INSTRUCTIONS FOR THE TASK: Transcribe every entry word for word, leaving out all images.

DATA:
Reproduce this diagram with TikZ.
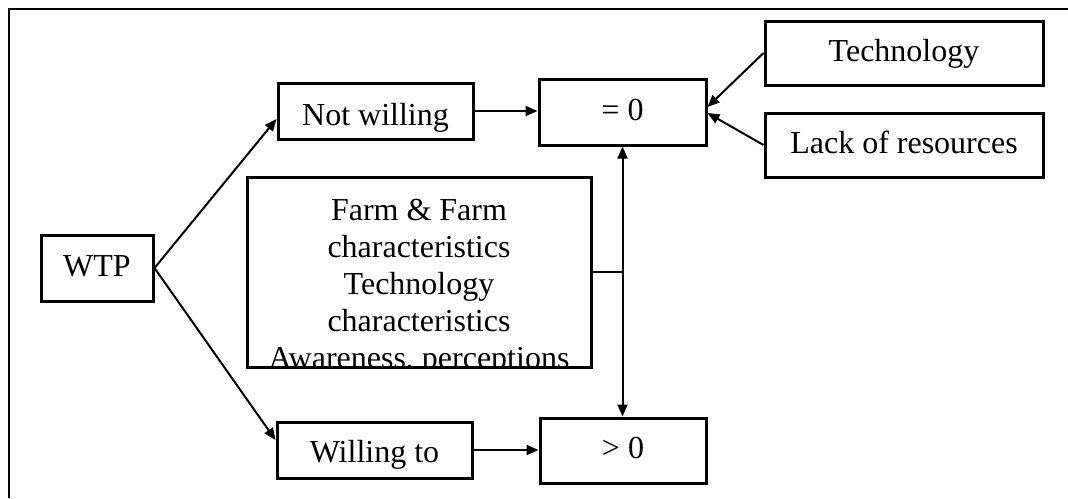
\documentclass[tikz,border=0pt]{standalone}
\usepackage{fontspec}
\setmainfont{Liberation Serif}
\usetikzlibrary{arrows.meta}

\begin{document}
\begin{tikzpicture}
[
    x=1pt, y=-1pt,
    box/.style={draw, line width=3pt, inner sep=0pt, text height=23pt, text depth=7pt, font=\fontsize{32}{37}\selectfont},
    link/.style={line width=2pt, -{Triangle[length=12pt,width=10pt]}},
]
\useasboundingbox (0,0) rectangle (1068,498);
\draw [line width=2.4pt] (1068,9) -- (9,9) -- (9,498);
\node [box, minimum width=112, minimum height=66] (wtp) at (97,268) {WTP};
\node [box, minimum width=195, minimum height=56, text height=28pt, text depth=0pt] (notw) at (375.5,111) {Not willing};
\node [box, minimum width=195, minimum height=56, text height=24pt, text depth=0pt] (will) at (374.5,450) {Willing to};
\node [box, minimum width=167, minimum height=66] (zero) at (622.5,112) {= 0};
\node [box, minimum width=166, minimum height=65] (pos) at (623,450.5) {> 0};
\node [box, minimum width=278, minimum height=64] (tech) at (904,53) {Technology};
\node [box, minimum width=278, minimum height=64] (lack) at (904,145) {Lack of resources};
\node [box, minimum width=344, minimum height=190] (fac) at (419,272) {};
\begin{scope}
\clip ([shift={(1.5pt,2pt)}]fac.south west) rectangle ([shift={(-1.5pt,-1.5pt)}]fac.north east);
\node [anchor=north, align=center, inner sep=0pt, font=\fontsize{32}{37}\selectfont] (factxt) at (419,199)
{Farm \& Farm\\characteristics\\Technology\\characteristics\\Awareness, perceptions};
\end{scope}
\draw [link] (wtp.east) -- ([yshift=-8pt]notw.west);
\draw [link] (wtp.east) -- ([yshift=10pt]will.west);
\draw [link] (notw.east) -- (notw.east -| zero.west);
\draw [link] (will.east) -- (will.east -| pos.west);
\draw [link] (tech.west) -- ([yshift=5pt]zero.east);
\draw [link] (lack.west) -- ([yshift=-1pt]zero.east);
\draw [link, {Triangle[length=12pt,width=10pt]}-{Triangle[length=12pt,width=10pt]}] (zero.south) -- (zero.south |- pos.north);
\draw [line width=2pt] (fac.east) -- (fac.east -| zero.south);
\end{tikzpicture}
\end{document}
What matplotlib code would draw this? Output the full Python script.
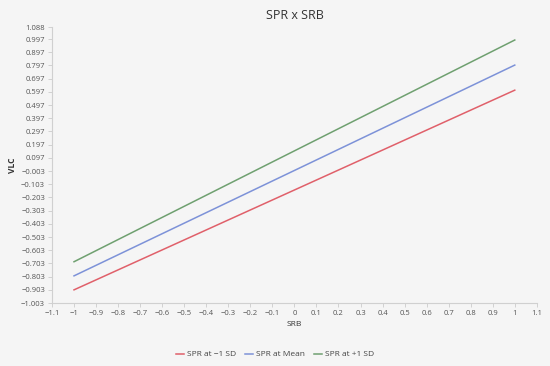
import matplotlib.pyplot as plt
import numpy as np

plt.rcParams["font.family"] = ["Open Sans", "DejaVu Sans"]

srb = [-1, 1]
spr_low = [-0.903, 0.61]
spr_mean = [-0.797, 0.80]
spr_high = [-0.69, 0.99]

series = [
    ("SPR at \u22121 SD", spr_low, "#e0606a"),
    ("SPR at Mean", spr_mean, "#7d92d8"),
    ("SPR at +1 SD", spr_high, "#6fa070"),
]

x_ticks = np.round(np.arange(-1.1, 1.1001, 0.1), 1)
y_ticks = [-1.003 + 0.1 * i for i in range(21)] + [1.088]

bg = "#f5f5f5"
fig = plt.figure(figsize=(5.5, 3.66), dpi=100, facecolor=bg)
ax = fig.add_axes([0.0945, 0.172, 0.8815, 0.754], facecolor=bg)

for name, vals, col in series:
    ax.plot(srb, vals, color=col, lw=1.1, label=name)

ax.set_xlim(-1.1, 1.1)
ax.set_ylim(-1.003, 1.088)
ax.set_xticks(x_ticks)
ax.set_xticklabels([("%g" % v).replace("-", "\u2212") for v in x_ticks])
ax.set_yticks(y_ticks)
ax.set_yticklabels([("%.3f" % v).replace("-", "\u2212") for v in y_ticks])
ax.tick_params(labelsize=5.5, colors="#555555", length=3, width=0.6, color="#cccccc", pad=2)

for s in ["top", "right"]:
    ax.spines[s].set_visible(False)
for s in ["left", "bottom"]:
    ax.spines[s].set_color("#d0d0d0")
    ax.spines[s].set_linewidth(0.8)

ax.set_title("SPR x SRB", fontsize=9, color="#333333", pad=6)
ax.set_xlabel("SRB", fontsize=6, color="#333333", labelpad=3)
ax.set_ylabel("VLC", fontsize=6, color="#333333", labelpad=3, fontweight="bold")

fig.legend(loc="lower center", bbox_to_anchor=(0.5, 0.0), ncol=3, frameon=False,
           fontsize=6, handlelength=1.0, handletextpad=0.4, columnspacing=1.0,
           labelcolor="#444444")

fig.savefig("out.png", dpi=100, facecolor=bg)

FINISHED ANSWER:
Reproduce this diagram with TikZ.
\documentclass[tikz,border=0pt]{standalone}
\usepackage{fontspec}
\setmainfont{Liberation Serif}
\usetikzlibrary{arrows.meta}

\begin{document}
\begin{tikzpicture}
[
    x=1pt, y=-1pt,
    box/.style={draw, line width=3pt, inner sep=0pt, text height=23pt, text depth=7pt, font=\fontsize{32}{37}\selectfont},
    link/.style={line width=2pt, -{Triangle[length=12pt,width=10pt]}},
]
\useasboundingbox (0,0) rectangle (1068,498);
\draw [line width=2.4pt] (1068,9) -- (9,9) -- (9,498);
\node [box, minimum width=112, minimum height=66] (wtp) at (97,268) {WTP};
\node [box, minimum width=195, minimum height=56, text height=28pt, text depth=0pt] (notw) at (375.5,111) {Not willing};
\node [box, minimum width=195, minimum height=56, text height=24pt, text depth=0pt] (will) at (374.5,450) {Willing to};
\node [box, minimum width=167, minimum height=66] (zero) at (622.5,112) {= 0};
\node [box, minimum width=166, minimum height=65] (pos) at (623,450.5) {> 0};
\node [box, minimum width=278, minimum height=64] (tech) at (904,53) {Technology};
\node [box, minimum width=278, minimum height=64] (lack) at (904,145) {Lack of resources};
\node [box, minimum width=344, minimum height=190] (fac) at (419,272) {};
\begin{scope}
\clip ([shift={(1.5pt,2pt)}]fac.south west) rectangle ([shift={(-1.5pt,-1.5pt)}]fac.north east);
\node [anchor=north, align=center, inner sep=0pt, font=\fontsize{32}{37}\selectfont] (factxt) at (419,199)
{Farm \& Farm\\characteristics\\Technology\\characteristics\\Awareness, perceptions};
\end{scope}
\draw [link] (wtp.east) -- ([yshift=-8pt]notw.west);
\draw [link] (wtp.east) -- ([yshift=10pt]will.west);
\draw [link] (notw.east) -- (notw.east -| zero.west);
\draw [link] (will.east) -- (will.east -| pos.west);
\draw [link] (tech.west) -- ([yshift=5pt]zero.east);
\draw [link] (lack.west) -- ([yshift=-1pt]zero.east);
\draw [link, {Triangle[length=12pt,width=10pt]}-{Triangle[length=12pt,width=10pt]}] (zero.south) -- (zero.south |- pos.north);
\draw [line width=2pt] (fac.east) -- (fac.east -| zero.south);
\end{tikzpicture}
\end{document}
What matplotlib code would draw this? Output the full Python script.
import matplotlib.pyplot as plt
import numpy as np

plt.rcParams["font.family"] = ["Open Sans", "DejaVu Sans"]

srb = [-1, 1]
spr_low = [-0.903, 0.61]
spr_mean = [-0.797, 0.80]
spr_high = [-0.69, 0.99]

series = [
    ("SPR at \u22121 SD", spr_low, "#e0606a"),
    ("SPR at Mean", spr_mean, "#7d92d8"),
    ("SPR at +1 SD", spr_high, "#6fa070"),
]

x_ticks = np.round(np.arange(-1.1, 1.1001, 0.1), 1)
y_ticks = [-1.003 + 0.1 * i for i in range(21)] + [1.088]

bg = "#f5f5f5"
fig = plt.figure(figsize=(5.5, 3.66), dpi=100, facecolor=bg)
ax = fig.add_axes([0.0945, 0.172, 0.8815, 0.754], facecolor=bg)

for name, vals, col in series:
    ax.plot(srb, vals, color=col, lw=1.1, label=name)

ax.set_xlim(-1.1, 1.1)
ax.set_ylim(-1.003, 1.088)
ax.set_xticks(x_ticks)
ax.set_xticklabels([("%g" % v).replace("-", "\u2212") for v in x_ticks])
ax.set_yticks(y_ticks)
ax.set_yticklabels([("%.3f" % v).replace("-", "\u2212") for v in y_ticks])
ax.tick_params(labelsize=5.5, colors="#555555", length=3, width=0.6, color="#cccccc", pad=2)

for s in ["top", "right"]:
    ax.spines[s].set_visible(False)
for s in ["left", "bottom"]:
    ax.spines[s].set_color("#d0d0d0")
    ax.spines[s].set_linewidth(0.8)

ax.set_title("SPR x SRB", fontsize=9, color="#333333", pad=6)
ax.set_xlabel("SRB", fontsize=6, color="#333333", labelpad=3)
ax.set_ylabel("VLC", fontsize=6, color="#333333", labelpad=3, fontweight="bold")

fig.legend(loc="lower center", bbox_to_anchor=(0.5, 0.0), ncol=3, frameon=False,
           fontsize=6, handlelength=1.0, handletextpad=0.4, columnspacing=1.0,
           labelcolor="#444444")

fig.savefig("out.png", dpi=100, facecolor=bg)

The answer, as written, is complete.